Luego pasa lo que pasa: que los fanáticos y censores nos comen la tostada porque nos la dejamos comer. De este anime, que nació como un manga de Yoshito Usui en 1990 y dos años después se convirtió en producto televisivo, se puede pensar mucho y muy profundamente. Sirve para explicar el funcionamiento de las adaptaciones, por ejemplo, pues la serie (que entró en España en 2001 a través de la cadena catalana K3 y luego ha pasado por Antena 3, Neox y Fox) lleva huérfana desde 2009, cuando Usui murió despeñado practicando senderismo, y ha continuado publicándose desde entonces, al igual que el tebeo, confiando en recibir del autor original el mismo beneplácito del que gozaba cuando vivía.
La telebasura de ‘Bola de dragón’
Sin embargo, la conversación principal en torno a Shin Chan ha sido siempre la articulada en términos mojigatos y paranoicos. Ese niño marrano pervertiría a nuestros hijos y los volvería exhibicionistas y malhablados. Y sucedió así por la inercia pacata de nuestra sociedad, pero también por la influencia de la noción de telebasura, un concepto estudiado por el académico Manuel Palacio en relación a Bola de dragón, quizás el otro gran anime polémico entre las asociaciones de padres (curiosamente, también introducido en las parrillas españolas a través de una televisión autonómica).
No se equilibra la balanza hablando de cómo, por ejemplo, la serie es tan lúcida que podría incluso dar un baño de humildad a los análisis eurocéntricos de los que no logramos deshacernos.
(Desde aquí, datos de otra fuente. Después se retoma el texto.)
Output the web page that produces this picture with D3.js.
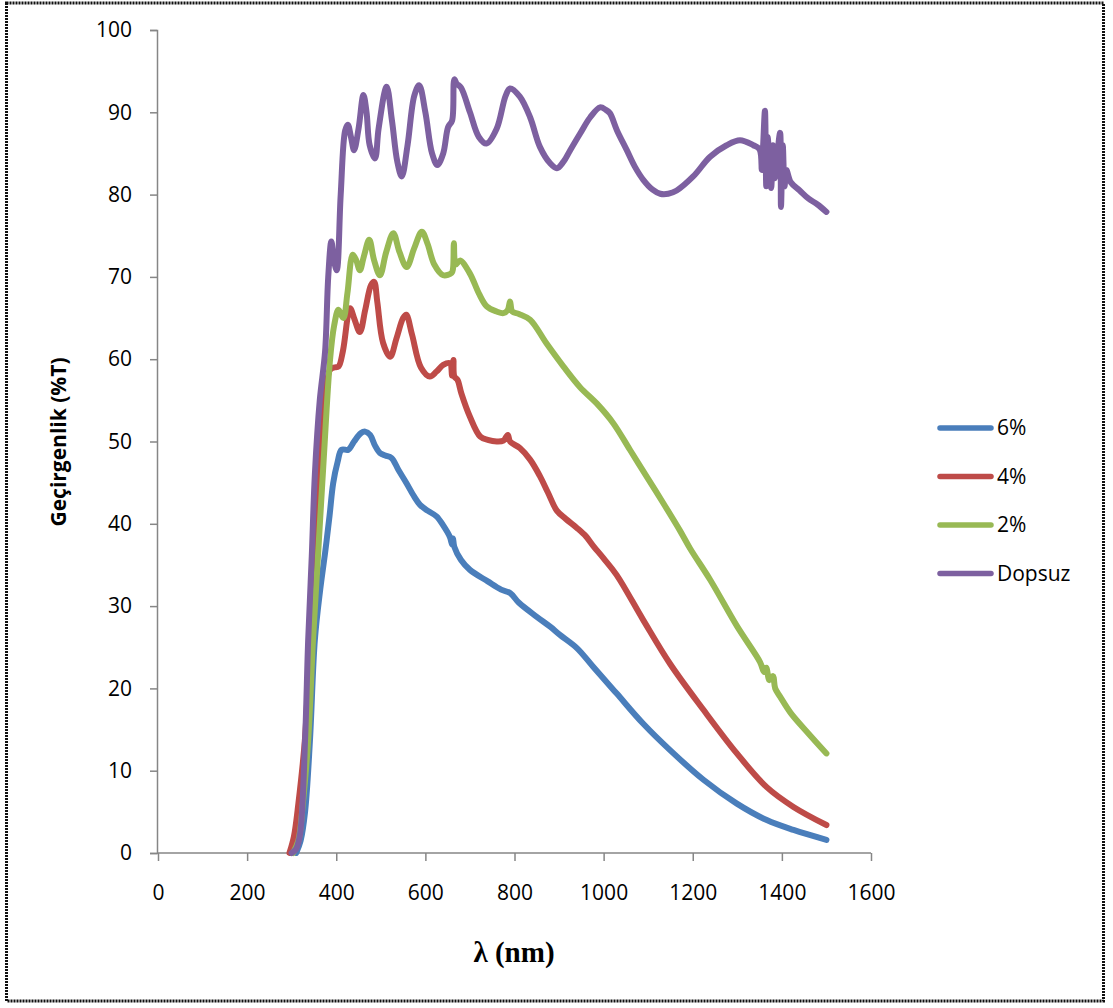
<!DOCTYPE html>
<html>
<head>
<meta charset="utf-8">
<script src="https://cdn.jsdelivr.net/npm/d3@7"></script>
<style>
  body { margin: 0; background: #fff; }
  svg { display: block; }
</style>
</head>
<body>
<div id="chart"></div>
<script>
// series values: [wavelength nm, transmittance %]
const seriesNames = ["6%", "4%", "2%", "Dopsuz"];
const seriesColors = ["#4a7ebb", "#be4b48", "#98b954", "#7d60a0"];

const data6 = [[310,0],[320,1.5],[330,5],[341,13.7],[352,25.9],[364,32],[375,36.5],[385,41],[393,44.9],[403,47.5],[412,49],[427,49],[440,50],[455,51],[465,51.2],[476,50.8],[487,49.5],[498,48.6],[510,48.3],[524,48],[540,46.5],[558,44.9],[575,43.3],[588,42.3],[605,41.6],[625,40.9],[640,39.8],[655,38.4],[660,37.5],[662,38.2],[665,37.2],[680,35.6],[700,34.4],[740,33],[770,32],[790,31.6],[810,30.4],[850,28.7],[880,27.5],[902,26.5],[940,24.9],[977,22.6],[1029,19.4],[1089,15.7],[1149,12.5],[1224,8.9],[1299,6.0],[1366,4.0],[1426,2.8],[1500,1.6]];

const data4 = [[295,0],[305,2],[315,6],[330,14],[340,25],[350,37],[360,47],[372,54],[386,58.7],[395,59],[405,59.1],[415,61],[431,66.2],[440,65],[453,63.3],[465,66],[478,69],[485,69.4],[492,67],[505,62],[521,60.3],[535,62.5],[550,65],[557,65.4],[570,63],[590,59],[610,57.9],[625,58.5],[640,59.3],[655,59.5],[660,58],[663,59.9],[665,57.9],[672,57.5],[681,55.8],[700,53],[723,50.6],[740,50.2],[760,50],[775,50.1],[785,50.8],[790,50],[812,49.2],[835,47.8],[857,45.8],[875,43.8],[895,41.6],[915,40.6],[940,39.5],[960,38.5],[977,37.3],[1000,35.8],[1029,33.8],[1089,28.3],[1149,23],[1224,17.4],[1299,12.1],[1366,8],[1426,5.6],[1500,3.4]];

const data2 = [[303,0],[315,1.5],[325,6],[337,13.7],[348,26],[360,37],[372,48],[386,59.9],[395,64],[405,66],[416,65],[425,68],[437,72.7],[445,72],[453,70.8],[462,72.5],[474,74.5],[485,72],[498,70.2],[512,73],[528,75.3],[542,73],[558,71.2],[575,73.5],[592,75.5],[605,74],[620,71.5],[640,70.2],[659,70.5],[662,71],[664,74.1],[668,71.5],[678,72],[700,70.4],[720,68],[738,66.4],[760,65.8],[775,65.6],[785,66],[790,67],[795,65.8],[810,65.5],[835,64.8],[872,61.9],[910,59.1],[947,56.6],[985,54.6],[1022,52.2],[1059,49],[1097,45.7],[1134,42.5],[1171,39.2],[1194,37],[1239,33.2],[1300,27.5],[1351,23.2],[1360,22],[1365,22.5],[1372,21],[1380,21.5],[1385,20],[1396,19],[1420,17],[1460,14.5],[1500,12.1]];

const data0 = [[300,0],[310,0.5],[319,2.4],[330,13.7],[337,25.9],[345,36],[352,46],[363,55],[375,61],[382,70],[389,74.3],[395,72],[401,70.8],[410,80],[420,87.8],[426,88.5],[433,87],[440,85.4],[450,88],[461,92.1],[468,90],[475,86],[487,84.4],[495,88],[513,93.1],[525,89],[537,84],[547,82.2],[560,86],[575,92],[586,93.3],[600,90],[615,85],[627,83.6],[640,85],[651,88.2],[660,89],[665,94],[670,93.5],[680,93],[700,90],[720,87],[737,86.2],[760,88],[780,92],[790,92.9],[812,91.9],[835,89.4],[857,85.8],[880,83.8],[895,83.2],[910,84],[925,85.4],[947,87.4],[970,89.4],[992,90.6],[1005,90.3],[1014,89.9],[1030,87.8],[1052,85.4],[1070,83.4],[1089,81.8],[1110,80.6],[1127,80.1],[1145,80.1],[1164,80.5],[1201,82.2],[1239,84.6],[1276,86],[1306,86.6],[1336,86],[1350,85.5],[1355,83],[1358,86],[1362,90.2],[1365,81],[1368,87],[1372,84],[1376,80.8],[1380,86],[1384,82],[1390,85],[1396,87.5],[1398,78.5],[1402,86],[1406,81],[1410,83],[1420,81.5],[1440,80.5],[1460,79.5],[1480,78.8],[1500,77.9]];

const allSeries = [data6, data4, data2, data0];
const xTicks = [0, 200, 400, 600, 800, 1000, 1200, 1400, 1600];
const yTicks = [0, 10, 20, 30, 40, 50, 60, 70, 80, 90, 100];

const width = 1113, height = 1008;
const plotLeft = 157, plotRight = 871, plotTop = 30, plotBottom = 853;

const svg = d3.select("#chart").append("svg")
  .attr("width", width)
  .attr("height", height);

// outer frame
svg.append("rect")
  .attr("x", 6.5).attr("y", 3)
  .attr("width", 1097).attr("height", 998)
  .attr("fill", "none")
  .attr("stroke", "#111")
  .attr("stroke-width", 3)
  .attr("stroke-dasharray", "2,1");

const x = d3.scaleLinear().domain([0, 1600]).range([plotLeft + 1, plotRight]);
const y = d3.scaleLinear().domain([0, 100]).range([plotBottom, plotTop]);

// y axis
const yAxis = svg.append("g")
  .attr("transform", "translate(" + plotLeft + ",0)")
  .call(d3.axisLeft(y).tickValues(yTicks).tickSize(7).tickPadding(18));
// x axis
const xAxis = svg.append("g")
  .attr("transform", "translate(0," + plotBottom + ")")
  .call(d3.axisBottom(x).tickValues(xTicks).tickFormat(d3.format("d")).tickSize(8).tickPadding(24));

[yAxis, xAxis].forEach(g => {
  g.select(".domain").attr("stroke", "#868686").attr("stroke-width", 1.5);
  g.selectAll(".tick line").attr("stroke", "#868686").attr("stroke-width", 1.5);
  g.selectAll("text")
    .attr("fill", "#000")
    .style("font-family", "'Open Sans', sans-serif")
    .style("font-size", "21px");
});
xAxis.select(".domain").attr("d", "M" + plotLeft + ",0H" + plotRight);

// lines
const line = d3.line()
  .x(d => x(d[0]))
  .y(d => y(d[1]))
  .curve(d3.curveCatmullRom.alpha(0.5));

allSeries.forEach((s, i) => {
  svg.append("path")
    .datum(s)
    .attr("d", line)
    .attr("fill", "none")
    .attr("stroke", seriesColors[i])
    .attr("stroke-width", 6)
    .attr("stroke-linejoin", "round")
    .attr("stroke-linecap", "round");
});

// axis titles
svg.append("text")
  .attr("x", 514).attr("y", 962)
  .attr("text-anchor", "middle")
  .style("font-family", "'Liberation Serif', 'Times New Roman', serif")
  .style("font-weight", "bold")
  .style("font-size", "29px")
  .text("λ (nm)");

svg.append("text")
  .attr("transform", "translate(66,442) rotate(-90)")
  .attr("text-anchor", "middle")
  .style("font-family", "'Open Sans', sans-serif")
  .style("font-weight", "bold")
  .style("font-size", "21px")
  .text("Geçirgenlik (%T)");

// legend
const legend = svg.append("g");
seriesNames.forEach((name, i) => {
  const ly = 428 + i * 48.5;
  legend.append("line")
    .attr("x1", 940).attr("x2", 991)
    .attr("y1", ly).attr("y2", ly)
    .attr("stroke", seriesColors[i])
    .attr("stroke-width", 5.5)
    .attr("stroke-linecap", "round");
  legend.append("text")
    .attr("x", 997).attr("y", ly)
    .attr("dy", "0.35em")
    .style("font-family", "'Open Sans', sans-serif")
    .style("font-size", "21px")
    .text(name);
});
</script>
</body>
</html>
Como apuntaba Francisco Javier Fernández Obregón en el resumen de este artículo, la turbación despertada por la serie en Occidente es de una naturaleza muy particular: “Shin Chan revolucionó y creó polémica en Japón, no por los aspectos que hoy se enfatizan en Occidente, ya que la sexualidad y la irreverencia en los dibujos animados no es algo nuevo para los japoneses, sino porque en cierta manera se burlaba de las estrictas y serias costumbres niponas”.
27 películas de ‘Shin Chan’
Podría utilizarse Shin Chan para hablar de machismo, del paso de los infantes de sujetos subalternos a individuos con voz propia o de la representación de la violencia en el hogar a través del slapstick, todo desde una perspectiva transnacional; o como puente entre culturas que nos permita entender el negocio de la OVA (u Original Video Animation), unas siglas que se prodigan poco en Occidente (se me ocurren ahora los especiales de Steven Universe y Hora de aventuras) y que hacen referencia a producciones paralelas a series animadas que no pasan por televisión y se exhiben directamente en cines o vídeo doméstico. Shin Chan tiene ya 27 de estas cintas, muchas de ellas de gran calidad.
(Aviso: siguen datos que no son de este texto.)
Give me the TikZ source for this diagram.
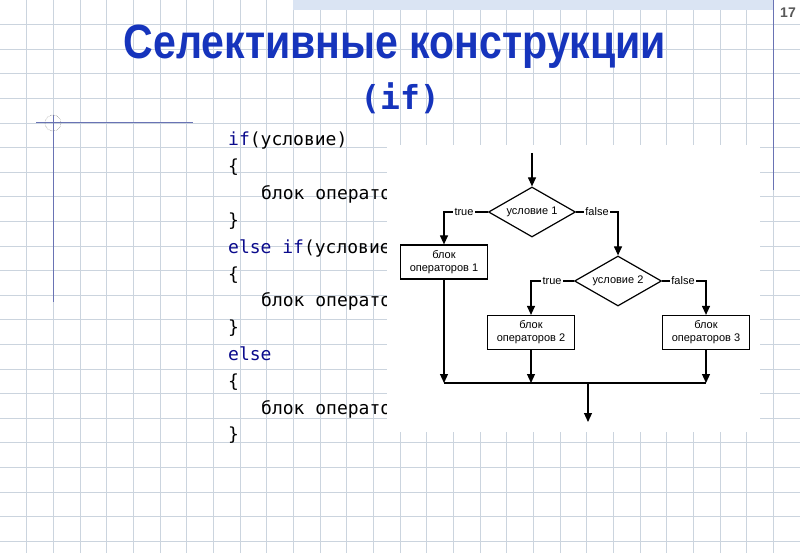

Por temas de los que hablar no será. Netflix, por ejemplo, podría haber traído a la edición de 2020 del FesTVal de Vitoria, desde donde escribo estas líneas, algo sobre su versión animada de Memorias de Idhún y matar así dos pájaros de un tiro. Por un lado, alejando la inapagable conversación de la legitimidad de sus dobladores; y por otro, porque la única explicación posible para un casting de voces tan chanante era la esperanza de endilgar alguna entrevista a los medios gracias al tirón de los artistas. La serie, más allá de la mácula de la controversia, revelaba un cierto interés de la plataforma por la animación, ¿no creéis? Hablémoslo.